Chronic love addicts often find themselves involved in multiple committed relationships, with each person offering something the other cannot. It could be a way of assuring that if one leaves another is in wait.
What Causes Love Addiction?
We are all a product of our past, and the same is true for the love addict.
“Inadequate or inconsistent nurturing, low self-esteem, absence of positive role models for committed relationships and indoctrination with cultural images of perfect romantic love and happily ever after endings” are at the root, said licensed marriage and family therapist Ann Smith in Psychology Today’s How to Break the Pattern of Love Addiction.
These factors led to a lack of feeling loved, validated, and connected—starting in childhood and maturing into adulthood.
Character Traits Love Addicts Seek in Partners
Love addicts don’t seek Mr. Right, they just seek Mr. Right Now. This means you aren’t fielding your candidates and looking for traits that can qualify him as a true partner. Instead, you wind up with mates who are like you:
- Emotionally unavailable and/or physically or verbally abusive
- Demanding of time, attention, and caretaking
- Needing to know all whereabouts
- Using sex to tolerate challenging emotions and experiences
- Using sex and manipulation to keep the partner around longer
One or both of you also find it difficult to leave these unhealthy relationships or repeatedly return despite the pain.
Treating Love Addiction
Help for love addicts can be found in a mode of therapies, as well as 12-Step programs like Sex and Love Addicts Anonymous. All of these methods are designed to help you authenticate yourself so you discover mature love.
Treatment will challenge you to find yourself—the person you are outside of relationships—and recognize not only where your addiction comes from, but what feeds it. Specialist can then work with you build your self-esteem and provide you tools to develop healthy relationship patterns and coping skills. In this way, they can then create an individual treatment plan that helps you avoid previous relationship snares.

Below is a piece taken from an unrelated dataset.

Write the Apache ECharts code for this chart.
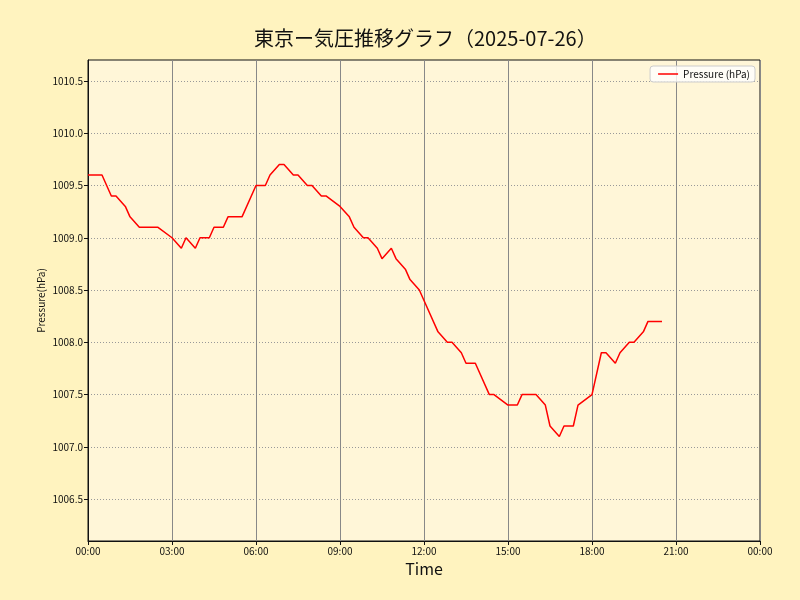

Reaching this level of awareness and accountability, however, takes a combination of the following:
- Family therapy
- Cognitive behavioral therapy
- Experiential therapy
- Shame reduction methods
- Mindfulness techniques
- Writing emersion
These therapies can be performed in-facility or on an outpatient basis depending on the circumstances. But where you are in or out, expect to have withdrawal symptoms as severing ties from the love interest and external elements (e.g. social media or dating sites) may hamper progress. The support of 12-Step meetings will give you the framework and community to move through the symptoms so you can do the healing work of recovery.